Isothermal chemical denaturation to determine binding affinity of small molecules to G-protein coupled receptors

Abstract

The determination of accurate binding affinities is critical in drug discovery and development. Several techniques are available for characterizing the binding of small molecules to soluble proteins. The situation is different for integral membrane proteins. Isothermal chemical denaturation has been shown to be a valuable biophysical method to determine, in a direct and label-free fashion, the binding of ligands to soluble proteins. In this study, the application of isothermal chemical denaturation was applied to an integral membrane protein, the A2a G-protein coupled receptor. Binding affinities for a set of 19 small molecule agonists/antagonists of the A2a receptor were determined and found to be in agreement with data from surface plasmon resonance and radioligand binding assays previously reported in the literature. Therefore, isothermal chemical denaturation expands the available toolkit of biophysical techniques to characterize and study ligand binding to integral membrane proteins, specifically G-protein coupled receptors in vitro.

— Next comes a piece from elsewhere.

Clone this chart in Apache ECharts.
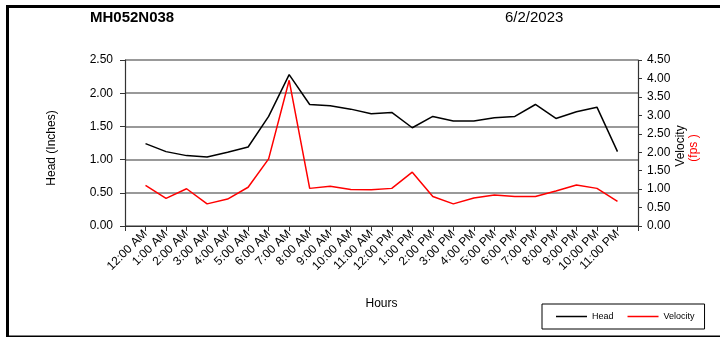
<!DOCTYPE html>
<html>
<head>
<meta charset="utf-8">
<script src="https://cdn.jsdelivr.net/npm/echarts@6/dist/echarts.min.js"></script>
<style>
  html, body { margin: 0; padding: 0; background: #fff; }
  #chart { width: 720px; height: 338px; }
</style>
</head>
<body>
<div id="chart"></div>
<script>
// hours on the category axis (blank slot at both ends, like the source sheet)
const hours = ['12:00 AM','1:00 AM','2:00 AM','3:00 AM','4:00 AM','5:00 AM','6:00 AM','7:00 AM',
  '8:00 AM','9:00 AM','10:00 AM','11:00 AM','12:00 PM','1:00 PM','2:00 PM','3:00 PM',
  '4:00 PM','5:00 PM','6:00 PM','7:00 PM','8:00 PM','9:00 PM','10:00 PM','11:00 PM'];

// head in inches (left axis)
const headVals = [1.24, 1.12, 1.06, 1.04, 1.11, 1.19, 1.65, 2.28, 1.83, 1.81, 1.76, 1.69,
  1.71, 1.48, 1.65, 1.58, 1.58, 1.63, 1.65, 1.83, 1.62, 1.72, 1.79, 1.12];

// velocity in fps (right axis)
const velVals = [1.10, 0.75, 1.01, 0.60, 0.73, 1.05, 1.82, 3.95, 1.02, 1.08, 0.99, 0.98,
  1.02, 1.46, 0.80, 0.60, 0.76, 0.84, 0.80, 0.80, 0.95, 1.11, 1.02, 0.67];

const cats = [''].concat(hours, ['']);
const pad = arr => [null].concat(arr, [null]);

const chart = echarts.init(document.getElementById('chart'));
const font = 'Liberation Sans, Arial, sans-serif';

chart.setOption({
  animation: false,
  textStyle: { fontFamily: font },
  grid: { left: 125, right: 82, top: 60, bottom: 112 },
  legend: {
    left: 542, top: 304,
    width: 150,
    padding: [8, 10, 8, 14],
    borderColor: '#000', borderWidth: 1,
    icon: 'rect',
    itemWidth: 31, itemHeight: 1.5, itemGap: 14,
    textStyle: { fontSize: 9, color: '#000' },
    data: ['Head', 'Velocity']
  },
  xAxis: {
    type: 'category',
    data: cats,
    boundaryGap: false,
    axisLine: { lineStyle: { color: '#333', width: 1.2 } },
    axisTick: { interval: 0, length: 5, lineStyle: { color: '#333' } },
    axisLabel: { interval: 0, rotate: 45, fontSize: 12, color: '#000', margin: 6 },
    name: 'Hours', nameLocation: 'middle', nameGap: 72,
    nameTextStyle: { fontSize: 12, color: '#000' }
  },
  yAxis: [
    {
      type: 'value', min: 0, max: 2.5, interval: 0.5,
      axisLine: { show: true, lineStyle: { color: '#333', width: 1.2 } },
      axisTick: { show: true, length: 5, lineStyle: { color: '#333' } },
      axisLabel: { fontSize: 12, color: '#000', margin: 12, formatter: v => v.toFixed(2) },
      splitLine: { lineStyle: { color: '#777', width: 1.5 } }
    },
    {
      type: 'value', min: 0, max: 4.5, interval: 0.5,
      axisLine: { show: true, lineStyle: { color: '#333', width: 1.2 } },
      axisTick: { show: true, length: 4, lineStyle: { color: '#333' } },
      axisLabel: { fontSize: 12, color: '#000', margin: 9, formatter: v => v.toFixed(2) },
      splitLine: { show: false }
    }
  ],
  graphic: [
    { type: 'rect', shape: { x: 6, y: 5, width: 3, height: 332 }, style: { fill: '#000' } },
    { type: 'rect', shape: { x: 6, y: 5, width: 714, height: 3 }, style: { fill: '#000' } },
    { type: 'rect', shape: { x: 6, y: 335.5, width: 714, height: 1.5 }, style: { fill: '#000' } },
    { type: 'text', left: 90, top: 10,
      style: { text: 'MH052N038', font: 'bold 15px ' + font, fill: '#000' } },
    { type: 'text', left: 505, top: 10,
      style: { text: '6/2/2023', font: '15px ' + font, fill: '#000' } },
    { type: 'text', x: 52, y: 148, rotation: Math.PI / 2,
      style: { text: 'Head (Inches)', font: '12px ' + font, fill: '#000',
               align: 'center', verticalAlign: 'middle' } },
    { type: 'text', x: 681, y: 146, rotation: Math.PI / 2,
      style: { text: 'Velocity', font: '12px ' + font, fill: '#000',
               align: 'center', verticalAlign: 'middle' } },
    { type: 'text', x: 694, y: 148, rotation: Math.PI / 2,
      style: { text: '(fps )', font: '12px ' + font, fill: '#ff0000',
               align: 'center', verticalAlign: 'middle' } }
  ],
  series: [
    {
      name: 'Head', type: 'line', yAxisIndex: 0,
      data: pad(headVals), symbol: 'none',
      lineStyle: { color: '#000', width: 1.5 }, itemStyle: { color: '#000' }
    },
    {
      name: 'Velocity', type: 'line', yAxisIndex: 1,
      data: pad(velVals), symbol: 'none',
      lineStyle: { color: '#ff0000', width: 1.5 }, itemStyle: { color: '#ff0000' }
    }
  ]
});
</script>
</body>
</html>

Keywords: Binding affinity determination; Binding thermodynamics; Chemical denaturation; GPCR.

Figure 1

Left Panel: Fluorescence emission spectra of A2a-8M using an excitation wavelength of 280 nm. A2a-8M spectra were obtained in the absence (squares) and in the presence (circles) of 5.5 M GuHCl. There is an almost five-fold decrease in intensity at the highest GuHCl concentration. Right Panel: Fluorescence emission of A2a-8M at 338 nm using an excitation wavelength of 280 nm from 0 to 5.5M GuHCl increased as a linear gradient (squares). The red and green solid lines represent the native and denatured states baselines. The solid line is the calculated curve with the best parameters from non-linear least squares fit for a two state transition model (ΔG = 3.96 kcal/mol and m = 1.37 kcal/mol×M).

Figure 2

GuHCl induced denaturation of A2A-8M in the absence (squares) and presence of 2 μM ZM241385 (circles). In all cases the protein concentration was 0.167 μM. Denaturation curves were obtained by measuring the fluorescence intensity at 338 nm. In this figure, the normalized curves have been plotted as a function of the concentration of denaturant. A significant increase in protein stability is observed in the presence of the ligand as evidenced by the shift in C_1/2 to higher denaturant concentrations. Analysis of the data yielded a K_d of 2.0nM in perfect agreement with the one obtained by SPR. All the thermodynamic data is summarized in Table 1.

Figure 3

Representative results from surface plasmon resonance experiments. A2a-8M was captured on a NTA chip via its His tag and subsequently amine coupled to the chip surface.Ligand binding to A2a-8M is shown for ZM241385 at concentrations of 111, 37 12.3, 4.1, 1.4 nM, respectively. On and off rates were used to calculate the K_d (1.8 nM). All the SPR data is summarized in Table 1.

Figure 4

Correlation between K_d values (nM units) determined by chemical denaturation and surface plasmon resonance. The coefficient for the logarithmic plot was obtained by linear least squares forcing the intercept to zero. If the intercept is allowed to float it is equal to 0.25 and the slope 0.87. Ligands in the graph are SCH442416, TC-G1004, ZM241385, SCH58261, PSB1115, Istradefyllin, LUF5834.